Here are some suggested workarounds:

Analysing retweets based on social network theories such as node centrality etc. instead of the tree-based approach in order to determine which users/retweets have more of an impact on the dispersion of the brand campaign.
Focusing on analysing the retweets in relation to other factors such as time etc

In the meanwhile, we are focusing on tracing replies to the campaign tweets while we wait to run the alternatives or any other fix-its with our supervisor.

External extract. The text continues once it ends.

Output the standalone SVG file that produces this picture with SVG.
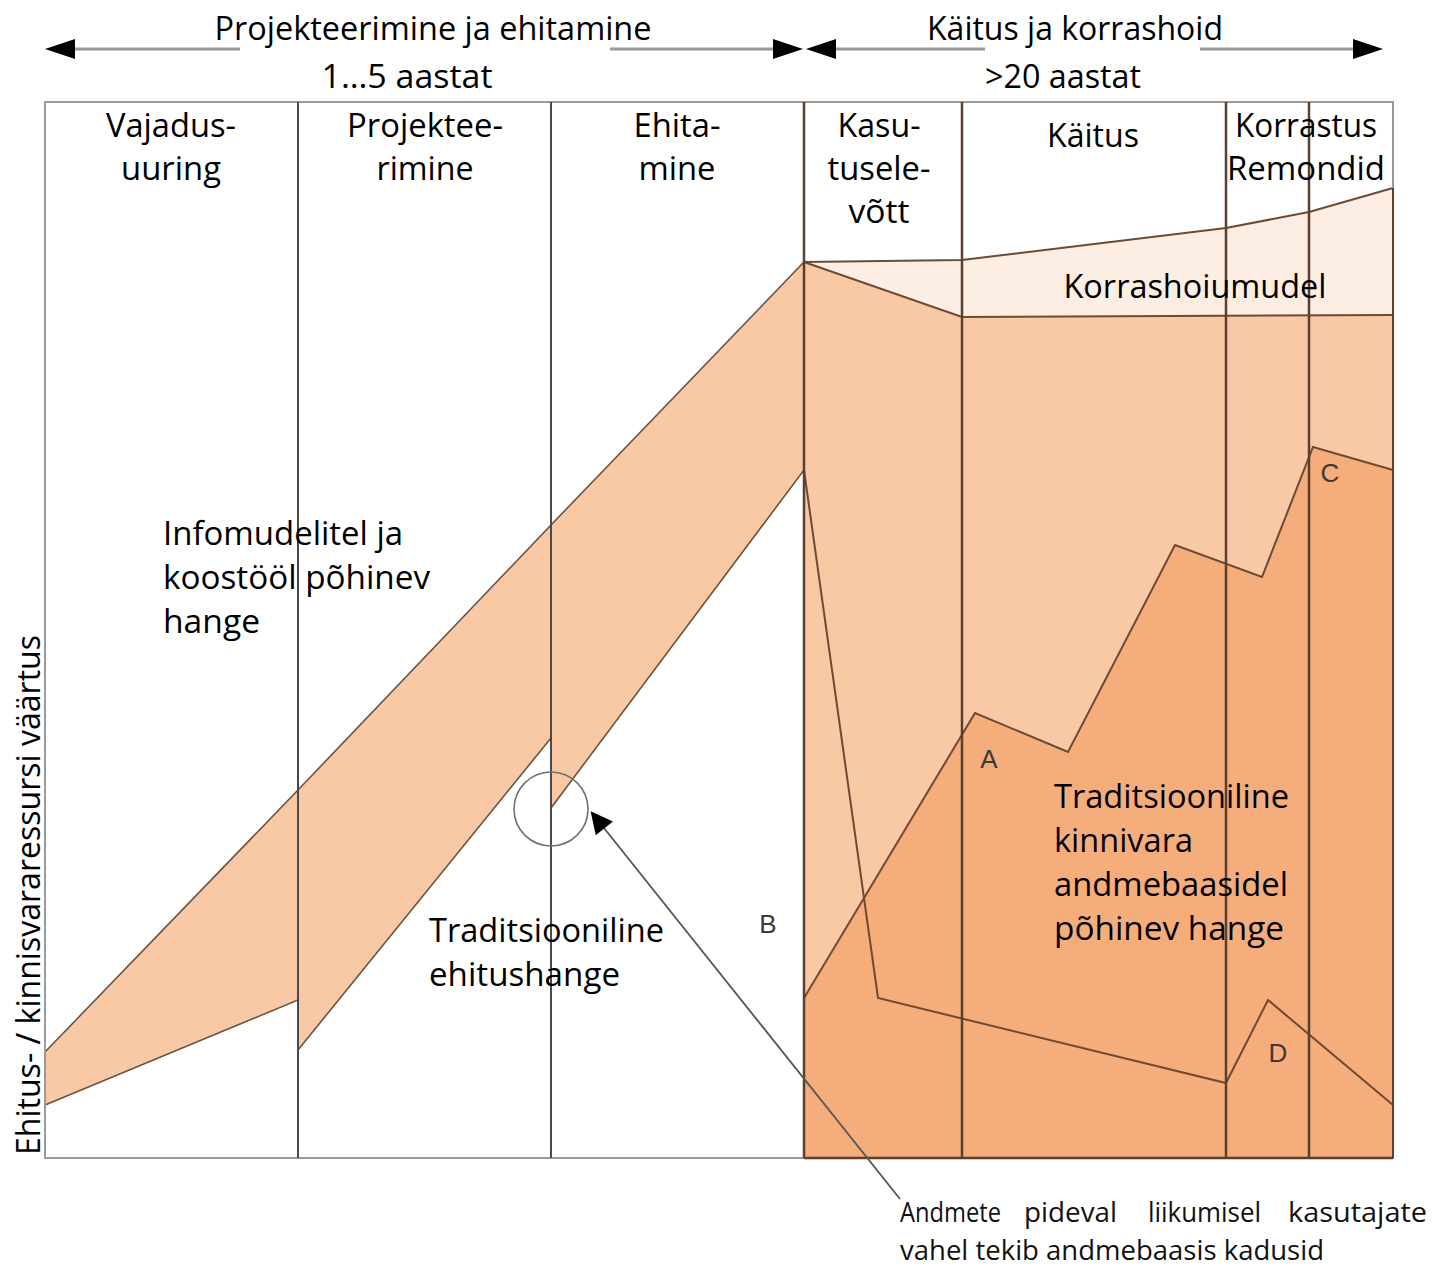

Rachel is then working on the database setup and the functions related to passing in structured data of Tweets so we may be able to use it for analysis. We also ran into a few problems in this area as the Tweet structure can get quite convoluted with nested objects and elements making it hard to parse as humans, thus making querying the database a little hard to do. Along with this, we realised that we are unsure if we have to create an actual mySQL server for the database or is there a way around that. We plan to discuss that with our supervisor in our next meeting.

Tuesday, 14 February 2017

13th-17th February 2017

After falling slightly behind our initial schedule, we met with our supervisor (Ray Walshe) last Friday to discuss how to proceed with our project. After a successful meeting, we managed to kick ourselves into gear and divided up some work to be done individually. As it stands, we have managed to access the Twitter API and gather a number of tweets from the public stream and make these tweets readable by implementing the json package. Whilst this was being done, Ina was working off a controlled batch of tweets in order to try and create the basic tree-like structure which will be needed to represent our results. This is just our first blog post to try and get into the habit of keeping up with the progress that we make.